# dudley of witney rv sales and repairs



## 99575 (Jun 7, 2006)

currently fulltiming in a coachmen catalina 99 v10. anyone used dudleys of witney for repairs? we have some electrical issues mabye a relay for fuel pump replacement reqd. based in maidenhead berks, any advice or info much appreciated


----------



## DABurleigh (May 9, 2005)

gem,

Should I need an RV dealer for sales or service, Dudley's is the one I'd use (I'm not too far away from you). You might try GoldRv of Alton, too.

Dave


----------



## 96088 (Aug 22, 2005)

I don't know anything about RV's...But...

Ref Dudleys

Having been raised in Witney I can remember Dudleys from walking past them on my way to and from school (they were in West End then). 

Any company that has lasted that long must be doing something right.


----------



## BERTHA (May 21, 2005)

I have know dudleys for over 15 years and dreamed but never bought.

However, I have noticed them servicing and shipping out lots of £90k + RV's in fact I popped in last Monday after noon spoke to a nice lady in sales who has been working in Dudleys for the last 5 Years and got the job because she had purchased a number of RV's in the previous Years.

She was very aware of the stock she was selling and seemed to talk honestly about Pro's and Con's.

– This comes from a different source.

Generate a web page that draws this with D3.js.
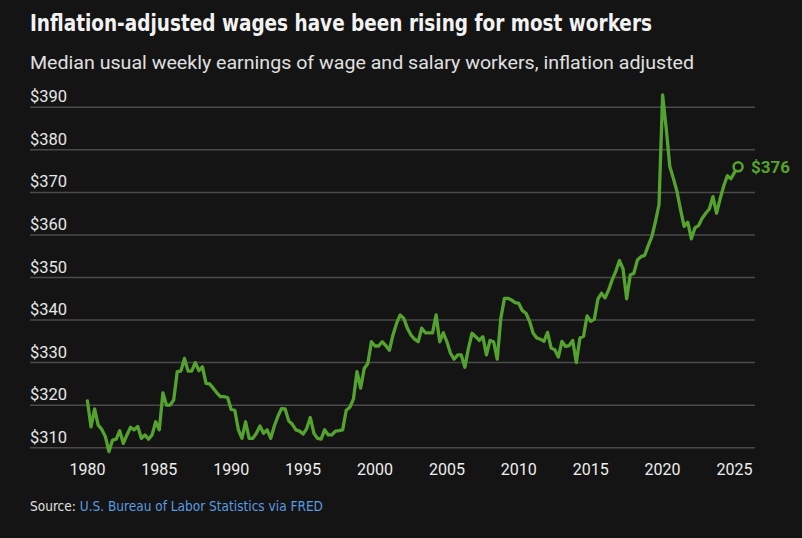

By the way, one Interesting thing she mention about Insurance, she recommended try the "Farmers Union" for Insurance for RV's


Hugh


----------



## TonyHunt (Oct 10, 2005)

The National Farmers Union are an excellent Insurer. I have all my Business & personal Insurance with them. They may not be the cheapest but they never quibble when you need a payout like some. Once again you get what you pay for.


----------



## 99575 (Jun 7, 2006)

*thank you all*

what quick replies! We will ring up tomorrow and book our rv in. It is good to ask around and what a good site this is. I will let you know how we get on.


----------



## 99575 (Jun 7, 2006)

*dudley's do not service fords*

they say that they do not have the equipment to service them and they rarley get calls to do so. They told us they are just so reliable! What happened to ours!


----------